On pourrait déjà repérer ici une allusion à Claude Lévi-Strauss. À propos de l’activité de bricolage et des connaissances qu’elle suppose, il affirmait que l’« univers instrumental [du bricoleur] est clos, et la règle de son jeu est de toujours s’arranger avec les ‘moyens du bord’, c’est-à-dire un ensemble à chaque instant fini d’outils et de matériaux, hétéroclites au surplus […] » (2).

Mais la comparaison avec la situation de l’entraîneur de l’équipe de France est superficielle et peu pertinente puisqu’il a pu, lors des mois de préparation à la Coupe du monde, rechercher des « ressources » bien au-delà de l’univers clos du bricoleur, des ressources adaptées à son projet :  gagner le trophée.

Un autre commentaire issu de l’œuvre de Claude Lévi-Strauss est plus pertinent et suggestif. Il l’a proposé à l’occasion de son examen de l’ethnocentrisme, dont l’une des attitudes les plus anciennes consiste selon lui à « répudier purement et simplement les formes culturelles : morales, religieuses, sociales, esthétiques, qui sont les plus éloignées de celles auxquelles nous nous identifions » (3).

Cet ethnocentrisme inclut des croyances relatives à l’intelligence de sociétés humaines anciennes qui serait incomparable à l’intelligence caractéristique de notre civilisation moderne, spécialement la civilisation occidentale : « À l’homme moderne seraient réservées les fatigues du labeur et les illuminations du génie », observait Lévi-Strauss. Et il ajoutait :

« Cette vue naïve résulte d’une totale ignorance de la complexité et de la diversité des opérations impliquées dans les techniques les plus élémentaires.

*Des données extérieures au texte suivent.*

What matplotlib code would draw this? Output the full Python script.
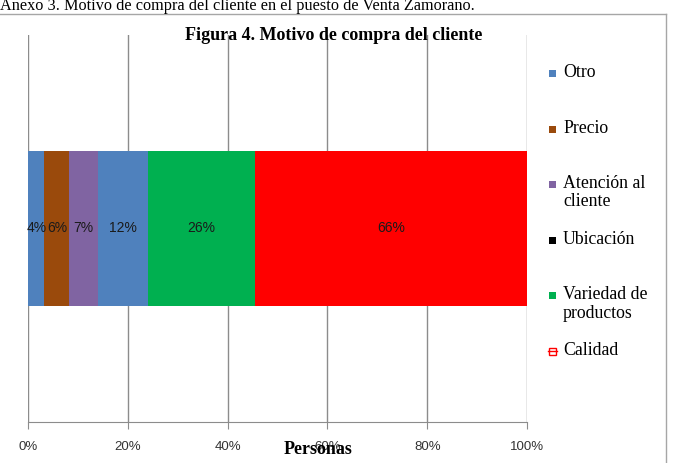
import numpy as np
import matplotlib
matplotlib.use('Agg')
import matplotlib.pyplot as plt
from matplotlib.patches import Rectangle
from matplotlib.lines import Line2D

categorias = ['Otro', 'Precio', 'Atención al\ncliente', 'Ubicación',
              'Variedad de\nproductos', 'Calidad']
valores = [4, 6, 7, 12, 26, 66]
colores_barra = ['#4F81BD', '#9A4A0C', '#8064A2', '#4F81BD', '#00B050', '#FF0000']
colores_leyenda = ['#4F81BD', '#9A4A0C', '#8064A2', '#000000', '#00B050', '#FF0000']
ticks = [0, 20, 40, 60, 80, 100]
tick_labels = ['0%', '20%', '40%', '60%', '80%', '100%']

W, H = 673, 463
fig = plt.figure(figsize=(W / 100, H / 100), dpi=100)
ax = fig.add_axes([28 / W, (H - 422) / H, (527 - 28) / W, (422 - 35) / H])

pct = np.array(valores) / np.sum(valores) * 100
left = 0
for v, p, c in zip(valores, pct, colores_barra):
    ax.barh(0, p, left=left, height=0.4, color=c, edgecolor='none', zorder=3)
    ax.text(left + p / 2, 0, f'{v}%', ha='center', va='center',
            fontsize=10, family='Liberation Sans', color='#1a1a1a', zorder=4)
    left += p

ax.set_xlim(0, 100)
ax.set_ylim(-0.5, 0.5)
ax.set_xticks(ticks)
ax.set_xticklabels(tick_labels, family='Liberation Sans', fontsize=9.5, color='#333333')
ax.set_yticks([])
ax.grid(axis='x', color='#8c8c8c', linewidth=1, zorder=0)
for s in ['top', 'right', 'left']:
    ax.spines[s].set_visible(False)
ax.spines['bottom'].set_color('#8c8c8c')
ax.tick_params(axis='x', length=5, color='#8c8c8c', pad=9)

# titulos
fig.text(334 / W, 1 - 35 / H, 'Figura 4. Motivo de compra del cliente', ha='center', va='center',
         family='Liberation Serif', fontweight='bold', fontsize=13)
fig.text(318 / W, 1 - 449 / H, 'Personas', ha='center', va='center',
         family='Liberation Serif', fontweight='bold', fontsize=13)
fig.text(0, 1 - 6 / H, 'Anexo 3. Motivo de compra del cliente en el puesto de Venta Zamorano.',
         ha='left', va='center', family='Liberation Serif', fontsize=11.7)

# marco
fig.add_artist(Line2D([0, 666 / W], [1 - 14 / H, 1 - 14 / H], transform=fig.transFigure,
                      color='#a6a6a6', linewidth=1))
fig.add_artist(Line2D([666 / W, 666 / W], [1 - 14 / H, 0], transform=fig.transFigure,
                      color='#a6a6a6', linewidth=1))

# leyenda
for i, (nombre, c) in enumerate(zip(categorias, colores_leyenda)):
    y = 73 + 55.6 * i
    if nombre == 'Calidad':
        fig.add_artist(Rectangle(((549) / W, 1 - (y + 4) / H), 7 / W, 7 / H,
                                 transform=fig.transFigure, facecolor='white',
                                 edgecolor=c, linewidth=1))
        fig.add_artist(Line2D([548 / W, 557 / W], [1 - (y - 0.5) / H, 1 - (y - 0.5) / H],
                              transform=fig.transFigure, color=c, linewidth=1))
    else:
        fig.add_artist(Rectangle((549 / W, 1 - (y + 4) / H), 7 / W, 7 / H,
                                 transform=fig.transFigure, facecolor=c, edgecolor='none'))
    fig.text(563 / W, 1 - (y - 9) / H, nombre, ha='left', va='top',
             family='Liberation Serif', fontsize=12.8, linespacing=1.1)

fig.savefig('out.png', dpi=100)
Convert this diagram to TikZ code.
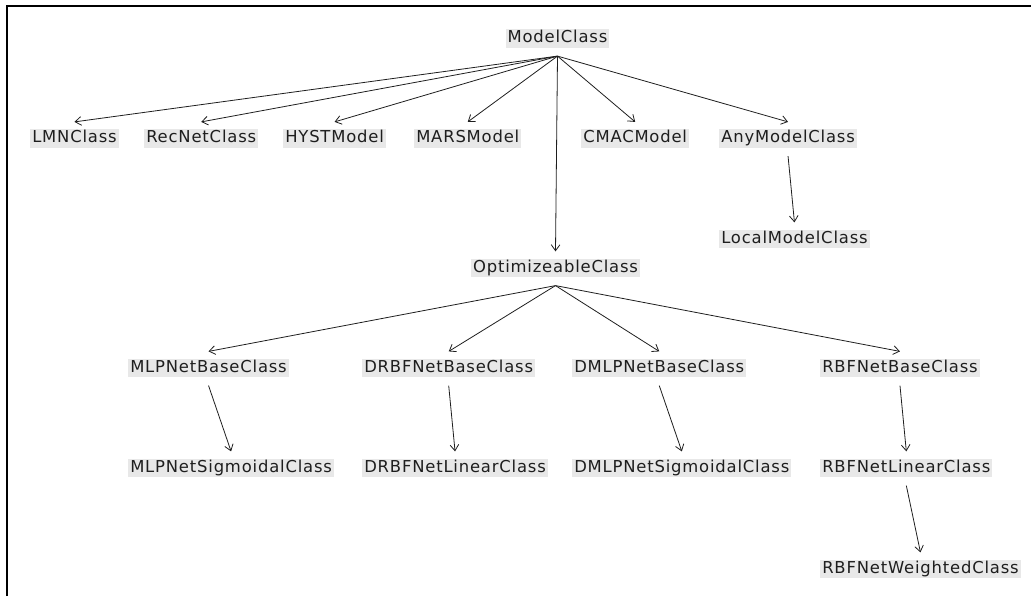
\documentclass[tikz,border=0pt]{standalone}
\usepackage{fontspec}
\newfontfamily\clsfont[LetterSpace=5]{DejaVu Sans}
\usepackage{tikz}
\usetikzlibrary{arrows.meta}

\definecolor{boxgray}{HTML}{E8E8E8}
\definecolor{inkgray}{HTML}{1E1E1E}

\tikzset{
 cls/.style={fill=boxgray, text=inkgray, anchor=west, inner xsep=1.5pt, inner ysep=1.1pt,
  text height=9.2pt, text depth=2.6pt, font=\clsfont\fontsize{12.3}{14}\selectfont},
 inherit/.style={-{Straight Barb[length=4.5pt, width=6.5pt]}, line width=0.6pt, draw=inkgray},
}

\begin{document}
\begin{tikzpicture}[x=0.75pt, y=-0.75pt]
 \useasboundingbox (0,0) rectangle (1031,596);
 \draw[line width=1.5pt] (7,596) -- (7,6) -- (1031,6);

 % root and first level
 \node[cls, anchor=center] (mc) at (557.5,38.5) {ModelClass};
 \node[cls] (lmn) at (30,138.5) {LMNClass};
 \node[cls] (rec) at (144,138.5) {RecNetClass};
 \node[cls] (hyst) at (283,138.5) {HYSTModel};
 \node[cls] (mars) at (414,138.5) {MARSModel};
 \node[cls] (cmac) at (581,138.5) {CMACModel};
 \node[cls] (any) at (719,138.5) {AnyModelClass};
 \node[cls] (loc) at (719,239) {LocalModelClass};

 % optimizeable branch
 \node[cls, anchor=center] (opt) at (555.5,268) {OptimizeableClass};
 \node[cls] (mlpb) at (128,368) {MLPNetBaseClass};
 \node[cls] (drbfb) at (362,368) {DRBFNetBaseClass};
 \node[cls] (dmlpb) at (572,368) {DMLPNetBaseClass};
 \node[cls] (rbfb) at (820,368) {RBFNetBaseClass};
 \node[cls] (mlps) at (128,468) {MLPNetSigmoidalClass};
 \node[cls] (drbfl) at (362,468) {DRBFNetLinearClass};
 \node[cls] (dmlps) at (572,468) {DMLPNetSigmoidalClass};
 \node[cls] (rbfl) at (820,468) {RBFNetLinearClass};
 \node[cls] (rbfw) at (820,569) {RBFNetWeightedClass};

 \foreach \a/\b in {mc/lmn, mc/rec, mc/hyst, mc/mars, mc/cmac, mc/any, mc/opt, any/loc,
   opt/mlpb, opt/drbfb, opt/dmlpb, opt/rbfb, mlpb/mlps, drbfb/drbfl, dmlpb/dmlps,
   rbfb/rbfl, rbfl/rbfw}
  \draw[inherit] ([yshift=-6pt]\a.south) -- ([yshift=5.25pt]\b.north);
\end{tikzpicture}
\end{document}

Pour fabriquer un outil de pierre taillée efficace, il ne suffit pas de frapper sur un caillou jusqu’à ce qu’il éclate : on s’en est bien aperçu le jour où l’on a essayé de reproduire les principaux types d’outils préhistoriques. »

Mais penchons-nous sur ce passage qui se situe un peu plus loin dans le texte, où il est question de l’art de la poterie et de la « complication des procédés » qu’elle suppose :

« La poterie offre un excellent exemple parce qu’une croyance très répandue veut qu’il n’y ait rien de plus simple que de creuser une motte d’argile et la durcir au feu. Qu’on essaye. »

Qu’on essaye ! Voici ce que l’on pourrait répondre aux critiques de l’équipe de France de football, quelle qu’ait été la pertinence de leurs propos. Non pas, bien sûr, pour les réduire au silence, car leur liberté d’expression doit être totale dès lors qu’elle ne cause pas de torts, mais pour les instruire de la difficulté à percevoir la complexité des choses et pour leur rappeler qu’ils doivent, sauf raison particulière, se méfier des opinions courantes – des « croyances très répandues », selon l’expression de Claude Lévi-Strauss.

À cet égard, le « Qu’on essaye ! » est une excellente devise.

Alain Anquetil

(1) « Coupe du monde 2018 : mauvais perdants, les Belges ? On vous explique pourquoi ils ont tort de critiquer la victoire française », France TV info, 12 juillet 2018. Quant aux excuses subséquentes, voir « Belgique : le mea culpa de Thibaut Courtois après ses critiques sur le jeu des Bleus », L’Equipe, 14 juillet 2018.

(2) C. Lévi-Strauss, La pensée sauvage, Paris, Plon, 1962.

(3) C. Lévi-Strauss, Race et histoire, Paris, Denoël, 1952.